Glik tłumaczy się z kontrowersyjnego wpisu. Nie chodziło o Lewandowskiego

Reprezentacja Polski ma za sobą niezwykle burzliwe zgrupowanie. W jego trakcie opaskę kapitańską stracił Robert Lewandowski, a Kamil Glik zareagował na tę informację publikując kontrowersyjny wpis. Na kanale Meczyki.pl się z tego wytłumaczył.

Kamil Glik
Obserwuj nas w
fot. Konrad Swierad / Alamy Na zdjęciu: Kamil Glik

Glik docenił Zielińskiego. Nie chciał uderzać w Lewandowskiego

Reprezentacja Polski ma za sobą szalone zgrupowanie, które zakończyło się dymisją Michała Probierza.

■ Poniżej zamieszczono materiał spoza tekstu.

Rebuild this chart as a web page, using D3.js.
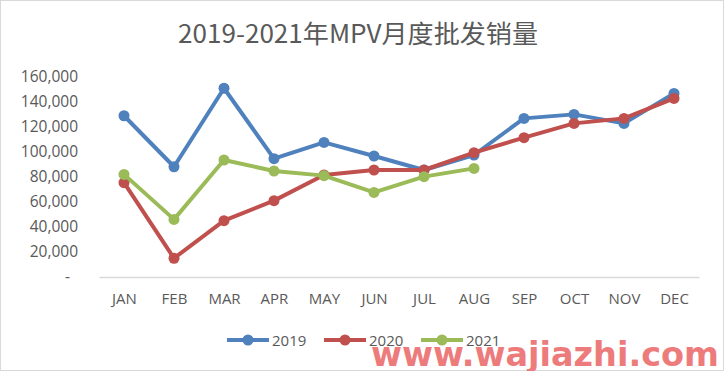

Selekcjoner postanowił odejść z pracy po porażce 1-2 z Finlandią, czyli głównym rywalem w walce o awans na mundial. Przed tym spotkaniem doszło do bardzo kontrowersyjnych zdarzeń – Probierz odebrał kapitańską opaskę Robertowi Lewandowskiemu, a ten w konsekwencji tymczasowo zrezygnował z gry w kadrze.

Nowym kapitanem Polaków kilka dni temu został Piotr Zieliński. Bezpośrednio po oficjalnym komunikacie, decyzję Probierza skomentował Kamil Glik. Jego krótki wpis tylko dolał oliwy do ognia. Były obrońca reprezentacji Polski zasugerował nim, że cieszy go odebranie kapitańskiej opaski Lewandowskiemu.

Teraz Glik postanowił się wytłumaczyć. Wyjaśnił, że w swoim wpisie wcale nie uderzał w Lewandowskiego, a jedynie docenił Zielińskiego, który jest zdaniem zasłużył na pełnienie tej roli w reprezentacji Polski.

– Nie w tę nutę uderzają ludzie. Piotrek Zieliński przez te wszystkie lata zasłużył na opaskę. Jak już zmieniać, to „Zielu” jest odpowiednią osobą. Mój komentarz nie odnosił się do tego, że popieram decyzję o odebraniu opaski Robertowi Lewandowskiemu. „Brawo” dlatego, że Piotrek został wyróżniony – wyjaśnił Glik w rozmowie na kanale Meczyki.pl.